Re: Ambiguous names. was: Re: URL +1, LSID -1

Alan Ruttenberg wrote:
> "Remember that one of the reasons this came up was the claim that the 
> Uniprot URI should be used to identify a set of real things."

OK, I think that describes my current point of view.

> I get confused when I read statements that sound like "x means the same 
> thing in in all databases, except it might mean something different in a 
> database that isn't Uniprot". I'm sure this isn't what you mean. What do 
> you mean?

"x means the same thing in in all databases" -> not!
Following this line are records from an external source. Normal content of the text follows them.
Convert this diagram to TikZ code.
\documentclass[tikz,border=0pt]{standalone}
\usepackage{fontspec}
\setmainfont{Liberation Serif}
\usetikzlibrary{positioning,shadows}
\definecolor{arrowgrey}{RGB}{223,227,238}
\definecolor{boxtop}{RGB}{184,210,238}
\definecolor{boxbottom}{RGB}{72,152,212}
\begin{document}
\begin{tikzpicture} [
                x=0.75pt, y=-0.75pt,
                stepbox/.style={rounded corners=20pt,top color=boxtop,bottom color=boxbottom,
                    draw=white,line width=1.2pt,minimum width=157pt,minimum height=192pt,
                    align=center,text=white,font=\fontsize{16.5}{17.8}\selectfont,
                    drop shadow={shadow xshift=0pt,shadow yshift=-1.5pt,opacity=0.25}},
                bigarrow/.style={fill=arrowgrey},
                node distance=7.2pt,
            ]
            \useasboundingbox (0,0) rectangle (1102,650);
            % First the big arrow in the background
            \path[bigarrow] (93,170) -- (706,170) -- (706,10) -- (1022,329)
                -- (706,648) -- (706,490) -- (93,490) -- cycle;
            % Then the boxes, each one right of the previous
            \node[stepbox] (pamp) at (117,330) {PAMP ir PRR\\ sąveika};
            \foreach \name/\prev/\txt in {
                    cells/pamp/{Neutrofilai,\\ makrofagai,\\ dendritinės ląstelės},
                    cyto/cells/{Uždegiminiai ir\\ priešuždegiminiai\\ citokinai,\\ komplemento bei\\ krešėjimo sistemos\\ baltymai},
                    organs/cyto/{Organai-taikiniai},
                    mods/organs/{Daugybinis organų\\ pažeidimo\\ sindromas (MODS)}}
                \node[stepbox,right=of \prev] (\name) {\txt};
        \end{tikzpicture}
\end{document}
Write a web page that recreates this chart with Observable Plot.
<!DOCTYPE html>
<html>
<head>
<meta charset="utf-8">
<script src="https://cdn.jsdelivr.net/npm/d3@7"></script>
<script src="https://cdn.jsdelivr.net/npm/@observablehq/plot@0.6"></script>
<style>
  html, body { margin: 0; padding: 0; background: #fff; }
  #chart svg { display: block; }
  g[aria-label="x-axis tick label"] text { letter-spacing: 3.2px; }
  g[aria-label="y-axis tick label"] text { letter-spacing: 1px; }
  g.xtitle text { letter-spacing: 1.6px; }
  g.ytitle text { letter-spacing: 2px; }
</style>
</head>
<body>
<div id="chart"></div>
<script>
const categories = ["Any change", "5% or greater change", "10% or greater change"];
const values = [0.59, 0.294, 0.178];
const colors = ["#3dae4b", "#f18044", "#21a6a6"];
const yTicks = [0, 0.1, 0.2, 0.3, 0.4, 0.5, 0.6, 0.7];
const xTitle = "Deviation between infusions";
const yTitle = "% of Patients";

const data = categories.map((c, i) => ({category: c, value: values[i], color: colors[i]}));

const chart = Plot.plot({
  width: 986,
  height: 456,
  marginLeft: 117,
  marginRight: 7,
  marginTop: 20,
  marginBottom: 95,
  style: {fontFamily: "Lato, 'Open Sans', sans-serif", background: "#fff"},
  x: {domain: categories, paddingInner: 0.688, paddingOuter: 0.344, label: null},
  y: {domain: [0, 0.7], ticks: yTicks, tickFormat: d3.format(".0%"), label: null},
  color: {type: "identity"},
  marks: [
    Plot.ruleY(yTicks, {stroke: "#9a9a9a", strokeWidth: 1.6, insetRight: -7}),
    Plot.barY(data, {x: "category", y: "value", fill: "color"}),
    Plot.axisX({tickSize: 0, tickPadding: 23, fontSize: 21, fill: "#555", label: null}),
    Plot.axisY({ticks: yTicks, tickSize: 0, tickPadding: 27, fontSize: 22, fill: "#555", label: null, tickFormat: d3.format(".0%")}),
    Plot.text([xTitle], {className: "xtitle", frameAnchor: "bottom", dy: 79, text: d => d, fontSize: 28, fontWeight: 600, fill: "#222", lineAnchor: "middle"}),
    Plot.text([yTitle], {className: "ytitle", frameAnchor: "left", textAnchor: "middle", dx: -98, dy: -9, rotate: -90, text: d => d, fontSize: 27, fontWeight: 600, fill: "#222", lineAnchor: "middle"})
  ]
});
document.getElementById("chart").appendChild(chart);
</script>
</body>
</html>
What UniProt would 
consider to be a "protein" likely differs a bit from what EMBL treats as a 
"protein", which in turn differs from what John Doe considers a "protein".

Since everyone seems to have their own idea of what's the best way to make 
"sets of real things", there doesn't seem to be much of a point in 
distinguishing between the sets and the "records" that describe the sets?

Of course there are often going to be strong correspondences, which is why 
mapping tools are really important, but to think that you could create the 
one true system (TM) that has the "proper" concepts that everyone should 
map to because their databases contain mere records seems like a fallacy!

> I will read "protein" as "protein class", so as not to confuse the set 
> with the individual member of the set, OK?

OK, "protein class". The individual member would be a real "protein 
molecule" that exists somewhere for real, perhaps in a test tube :-)

> When someone makes a statement, such as the ones about the BAG-1 
> isoforms I cite in another message to Phil, I don't think that we should 
> say this is an artificial set of real things.  While it may be the case 
> that there is a certain amount of ambiguity in exactly which set of 
> proteins "BAG-1 p33" identifies, we know some things that I think would 
> be profitable to be conveyed in OWL.

If someone mentions some name like BAG-1, it's not always clear what is 
meant, and in fact this may depend on the field of research of the author. 
Someone with more experience in text mining could probably comment on this.

The "namespace" for "BAG-1" here is the article (being conservative). 
Ideally you'd want to map this to something that is more widely used/known, 
such as HGNC [] (specific for human 
stuff), or perhaps even UniProt [].

> For example:
> a) There is no protein that is both a member of the set "BAG-1 p33" 
> identifies and also a member of the set "BAG-1 p33" identifies.
> b) If it turns out at a later date that the properties (e.g. being able 
> to inhibit apoptosis) ascribed to proteins in the set identified by 
> "BAG-1 p33" only were true when the protein was phosphorylated, and some 
> different, conflicting properties(e.g. not being able to inhibit 
> apoptosis) became known of the unphosphorylated ones, then we would have 
> to say that our original statements about "BAG-1 p33" needed to be 
> modified to be statements about the set of proteins identified as  e.g. 
> "phospho BAG-1 p33". I.e. we would name a new set of things: "phospho 
> BAG-1 p33", know it was a subset of the set of things identified as 
> "BAG-1 p33", that it was also disjoint from the set of things identified 
> by "BAG-1 p29". We would be able to answer the question: If we cause 
> "BAG-1 p33" proteins to be overexpressed, but knock out the kinase that 
> phosphorylates such proteins, do we expect(or do we have any evidence to 
> support believing) apoptosis to be inhibited?